Warum folgt die amerikanische Zentralbank trotzdem demselben Drehbuch?
Ihr Argument ist, die Strategie habe nicht grundsätzlich versagt, sondern die japanische Zentralbank habe einfach nur zu wenig getan. Ich persönlich halte es für beängstigend, wenn jemand so argumentiert. Milton Friedman erklärte vor Jahren, man habe sie einfach noch nicht ausprobiert, bis sie wirkte. Wenn die amerikanische Zentralbank dieser Linie folgen sollte, könnten wir noch einiges erwarten.

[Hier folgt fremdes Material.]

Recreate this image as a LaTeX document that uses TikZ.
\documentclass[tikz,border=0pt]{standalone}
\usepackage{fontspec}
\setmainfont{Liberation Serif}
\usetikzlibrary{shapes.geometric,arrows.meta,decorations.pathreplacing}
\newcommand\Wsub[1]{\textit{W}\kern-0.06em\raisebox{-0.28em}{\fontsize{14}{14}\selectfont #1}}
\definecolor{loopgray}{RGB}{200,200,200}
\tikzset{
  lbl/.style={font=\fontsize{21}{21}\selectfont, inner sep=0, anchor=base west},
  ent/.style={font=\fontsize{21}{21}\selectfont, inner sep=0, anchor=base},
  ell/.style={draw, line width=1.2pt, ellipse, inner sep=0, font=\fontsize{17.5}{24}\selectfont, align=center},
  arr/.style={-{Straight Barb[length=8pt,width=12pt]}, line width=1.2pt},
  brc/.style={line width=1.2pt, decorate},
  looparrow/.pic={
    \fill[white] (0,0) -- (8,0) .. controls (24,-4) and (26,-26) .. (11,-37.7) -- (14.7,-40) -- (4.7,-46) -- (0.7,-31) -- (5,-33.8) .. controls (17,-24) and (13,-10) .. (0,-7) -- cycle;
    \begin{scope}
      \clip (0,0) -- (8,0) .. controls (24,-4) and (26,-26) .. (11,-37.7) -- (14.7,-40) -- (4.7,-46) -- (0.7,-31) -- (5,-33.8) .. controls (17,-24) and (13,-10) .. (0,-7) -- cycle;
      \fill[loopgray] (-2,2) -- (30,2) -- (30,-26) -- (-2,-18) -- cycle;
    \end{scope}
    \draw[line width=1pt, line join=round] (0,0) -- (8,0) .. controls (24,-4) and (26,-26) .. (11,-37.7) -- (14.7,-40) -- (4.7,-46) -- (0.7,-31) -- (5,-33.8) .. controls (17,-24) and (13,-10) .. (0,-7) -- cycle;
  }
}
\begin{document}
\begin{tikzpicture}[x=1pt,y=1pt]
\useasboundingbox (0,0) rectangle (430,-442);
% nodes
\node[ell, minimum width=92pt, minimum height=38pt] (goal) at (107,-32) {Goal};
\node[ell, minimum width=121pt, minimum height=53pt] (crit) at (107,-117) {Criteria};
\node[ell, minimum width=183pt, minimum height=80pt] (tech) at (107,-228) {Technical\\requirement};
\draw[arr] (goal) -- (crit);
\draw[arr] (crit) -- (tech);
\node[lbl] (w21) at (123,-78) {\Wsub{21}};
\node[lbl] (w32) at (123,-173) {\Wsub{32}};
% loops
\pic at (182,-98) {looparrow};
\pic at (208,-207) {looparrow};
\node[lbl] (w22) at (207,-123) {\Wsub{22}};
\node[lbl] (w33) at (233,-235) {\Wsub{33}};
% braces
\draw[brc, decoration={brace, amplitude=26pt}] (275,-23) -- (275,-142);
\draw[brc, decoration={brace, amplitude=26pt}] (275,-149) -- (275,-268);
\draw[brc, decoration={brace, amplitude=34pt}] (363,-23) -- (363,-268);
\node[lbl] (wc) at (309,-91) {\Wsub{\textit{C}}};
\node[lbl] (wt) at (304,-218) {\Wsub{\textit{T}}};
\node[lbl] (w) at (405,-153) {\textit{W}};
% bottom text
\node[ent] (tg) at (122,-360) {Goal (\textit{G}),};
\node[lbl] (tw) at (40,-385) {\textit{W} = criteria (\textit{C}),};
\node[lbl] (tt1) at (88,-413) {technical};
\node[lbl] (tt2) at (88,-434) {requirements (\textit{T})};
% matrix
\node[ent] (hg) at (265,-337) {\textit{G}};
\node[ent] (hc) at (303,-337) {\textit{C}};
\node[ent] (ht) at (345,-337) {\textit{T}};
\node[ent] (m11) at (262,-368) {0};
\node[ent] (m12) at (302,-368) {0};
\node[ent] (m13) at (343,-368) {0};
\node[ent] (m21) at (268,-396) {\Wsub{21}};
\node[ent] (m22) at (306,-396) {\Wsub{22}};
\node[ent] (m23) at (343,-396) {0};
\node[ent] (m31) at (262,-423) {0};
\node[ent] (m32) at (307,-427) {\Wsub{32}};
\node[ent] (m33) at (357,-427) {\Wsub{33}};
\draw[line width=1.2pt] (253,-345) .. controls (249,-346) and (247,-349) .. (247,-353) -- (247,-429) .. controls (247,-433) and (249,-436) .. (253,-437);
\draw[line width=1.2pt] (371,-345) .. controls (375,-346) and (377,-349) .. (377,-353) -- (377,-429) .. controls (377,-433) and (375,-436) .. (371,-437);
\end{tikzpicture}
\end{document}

Dabei hatte schon die erste Runde der geldpolitischen Lockerung nur einen mageren Erfolg - abgesehen davon dass die langfristigen Zinsen sanken und sich die Risikospreads zurückbildeten. In meinen Augen liegt das Grundproblem nicht in einer zu geringen Liquiditätsversorgung, sondern an mangelnder Nachfrage. Wenn die Verbraucher im Rahmen einer Finanzkrise mit zu hohen Schulden belastet sind, kann man ihnen das Geld umsonst anbieten, aber sie werden es nicht annehmen. Sie sind nicht in der Stimmung, um sich für den Konsum stärker zu verschulden, sondern sie wollen ihre Schulden abbauen.

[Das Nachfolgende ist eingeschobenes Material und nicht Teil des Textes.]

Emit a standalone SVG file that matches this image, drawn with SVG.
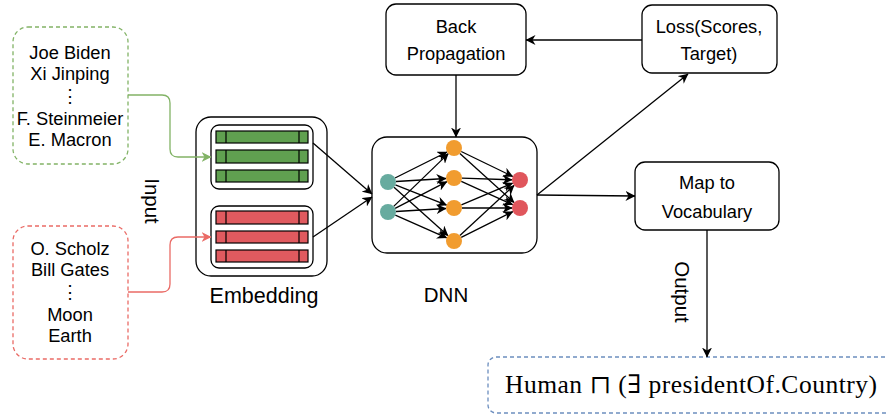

Das heißt, weniger borgen und mehr sparen
Ja. Man kann ein Pferd zur Tränke führen, aber es nicht zum Saufen zwingen. Genau das ist das Problem, mit dem die amerikanische Geldpolitik konfrontiert wird.

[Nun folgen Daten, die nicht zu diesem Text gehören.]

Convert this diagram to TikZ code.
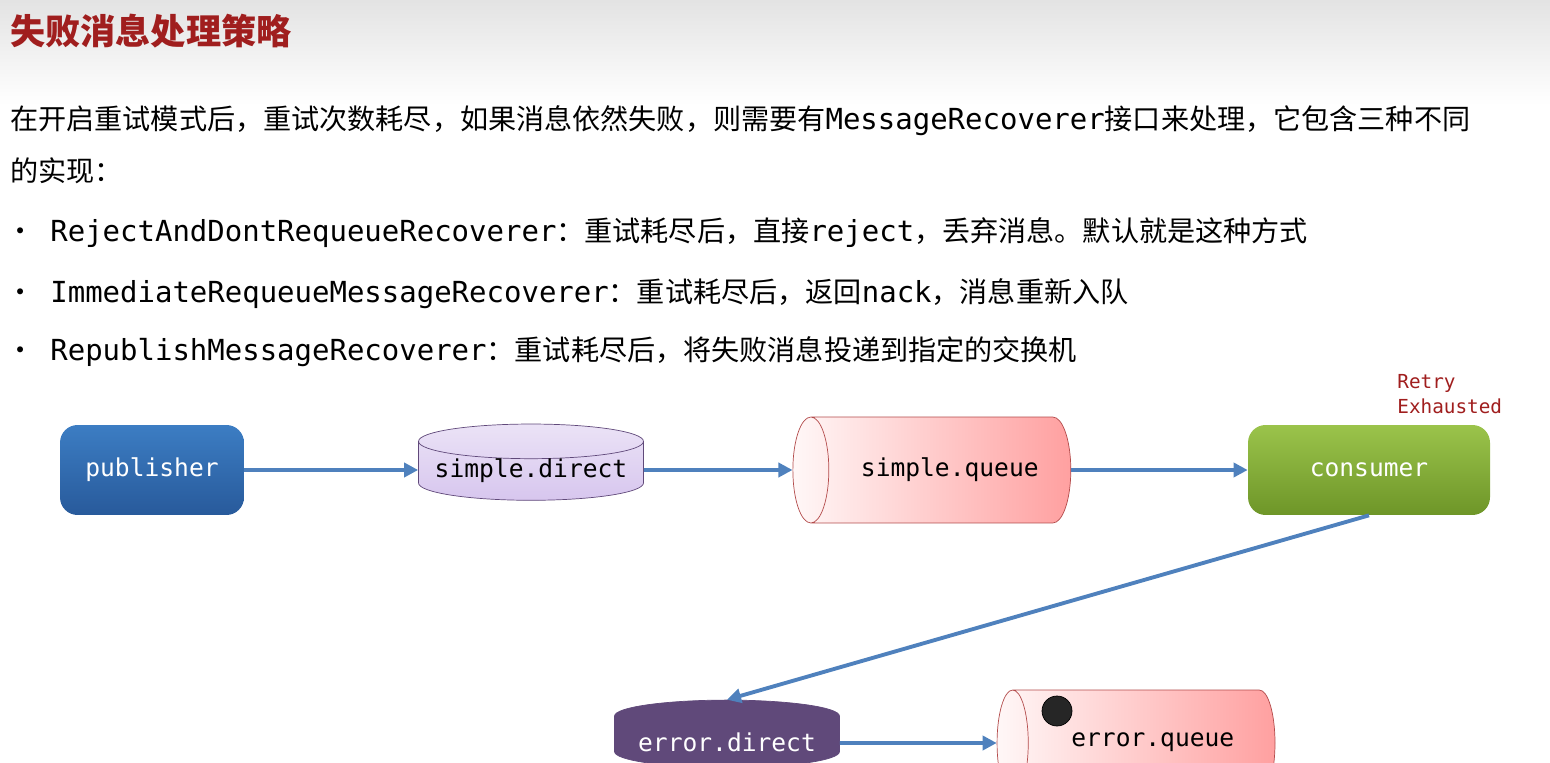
\documentclass[tikz,border=0pt]{standalone}
\usepackage{fontspec}
\setmainfont{Noto Sans CJK SC}
\setmonofont{DejaVu Sans Mono}
\usetikzlibrary{shapes.geometric,arrows.meta}
\definecolor{titlered}{RGB}{160,30,30}
\definecolor{flowblue}{RGB}{79,129,189}
\definecolor{dirfill}{RGB}{215,198,238}
\definecolor{errdir}{RGB}{96,73,122}
\definecolor{qpink}{RGB}{255,160,160}
\definecolor{pubtop}{RGB}{60,125,195}
\definecolor{pubbot}{RGB}{40,90,155}
\definecolor{contop}{RGB}{155,195,75}
\definecolor{conbot}{RGB}{110,150,40}

\begin{document}
\begin{tikzpicture}[x=0.02cm,y=-0.02cm,
    flow/.style={-{Triangle[length=8pt,width=8pt]},flowblue,line width=2.2pt},
    box/.style={rounded corners=10pt,minimum width=3.68cm,minimum height=1.8cm,
      text=white,font=\ttfamily\fontsize{14}{16}\selectfont,inner sep=0pt},
    exchange/.style={cylinder,shape border rotate=90,aspect=0.18,draw=errdir,
      minimum width=4.5cm,minimum height=1.35cm,inner sep=0pt,
      font=\ttfamily\fontsize{14}{16}\selectfont},
    queue/.style={cylinder,shape border rotate=180,aspect=1.5,draw=titlered!80,
      minimum width=2.12cm,minimum height=5.56cm,inner sep=0pt,
      left color=red!3,right color=qpink,
      font=\ttfamily\fontsize{14}{16}\selectfont},
    body/.style={anchor=base west,inner sep=0pt,font=\fontsize{16}{18}\selectfont}]
    \useasboundingbox (0,0) rectangle (1550,763);
    \clip (0,0) rectangle (1550,763);
    % title bar
    \shade[top color=gray!22,bottom color=white] (0,0) rectangle (1550,105);
    \node[anchor=base west,inner sep=0pt,text=titlered,font=\bfseries\fontsize{20}{22}\selectfont] (title) at (10,45) {失败消息处理策略};
    % text
    \node[body] (p1) at (10,130) {在开启重试模式后，重试次数耗尽，如果消息依然失败，则需要有{\ttfamily\fontsize{16.5}{18}\selectfont MessageRecoverer}接口来处理，它包含三种不同};
    \node[body] (p2) at (10,182) {的实现：};
    \foreach \y/\name/\txt in {242/RejectAndDontRequeueRecoverer/重试耗尽后，直接{\ttfamily\fontsize{16.5}{18}\selectfont reject}，丢弃消息。默认就是这种方式,
        302/ImmediateRequeueMessageRecoverer/重试耗尽后，返回{\ttfamily\fontsize{16.5}{18}\selectfont nack}，消息重新入队,
        360/RepublishMessageRecoverer/重试耗尽后，将失败消息投递到指定的交换机}{
      \node[body] at (6,\y) {•};
      \node[body] at (50,\y) {{\ttfamily\fontsize{16.5}{18}\selectfont\name}：\txt};
    }
    % nodes
    \node[box,top color=pubtop,bottom color=pubbot] (publisher) at (152,470) {publisher};
    \node[exchange,top color=dirfill!50,bottom color=dirfill] (direct) at (531,471) {\raisebox{-8pt}{simple.direct}};
    \node[queue] (squeue) at (941,470) {\hspace*{10pt}simple.queue};
    \node[box,minimum width=4.84cm,top color=contop,bottom color=conbot] (consumer) at (1369,470) {consumer};
    \node[anchor=north west,inner sep=0pt,align=left,text=titlered,font=\ttfamily\fontsize{11}{14}\selectfont] (retry) at (1397,374) {Retry\\Exhausted};
    \node[exchange,fill=errdir,text=white] (edirect) at (727,742) {\raisebox{-4pt}{error.direct}};
    \node[queue] (equeue) at (1144,743) {\hspace*{10pt}\raisebox{4pt}{error.queue}};
    \fill[gray!30!black,draw=black] (1057,711) circle (15);
    % connectors
    \draw[flow] (publisher) -- (direct.west |- publisher);
    \draw[flow] (direct.east |- publisher) -- (squeue);
    \draw[flow] (squeue) -- (consumer);
    \draw[flow] (consumer.south) -- (edirect.north);
    \draw[flow] (edirect.east |- 0,743) -- (equeue);
\end{tikzpicture}
\end{document}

Was denken sie über die Defizite und Schulden auf makroökonomischer Ebene?
Ich habe den Eindruck, traditionelle makroökonomischer Instrumente haben ihre Wirkungsgrenzen erreicht. Das gilt in den Vereinigten Staaten, aber auch in vielen anderen Ländern. Auf Seiten der Geldpolitik sind die Zinsen schon so weit gesenkt worden, dass sie praktisch nicht mehr weiter fallen können. Selbst wenn man sie weiter senken könnte, würden Verbraucher aufgrund der hohen Schulden nicht mehr konsumieren. Dieser Transmissionsmechanimus ist ausgereizt und funktioniert nicht mehr.
… und auf der fiskalischen Seite?
Da sieht die Lage nicht viel besser aus. Die Meinungen der bekanntesten Ökonomen gehen unglaublich weit auseinander, ob die Defizite reduziert oder gar noch vergrößert werden sollten. Selbst die Tauben unter ihnen, also jene, die wegen der schwachen Wirtschaftsentwicklung zwar noch nicht sofort straffen wollen, aber erklären, man solle die Defizite möglichst bald verringern, sehen in den Industriestaaten nur noch einen geringen Spielraum für eine weitere Ausdehnung der Staatsschulden im Verhältnis zum Sozialprodukt.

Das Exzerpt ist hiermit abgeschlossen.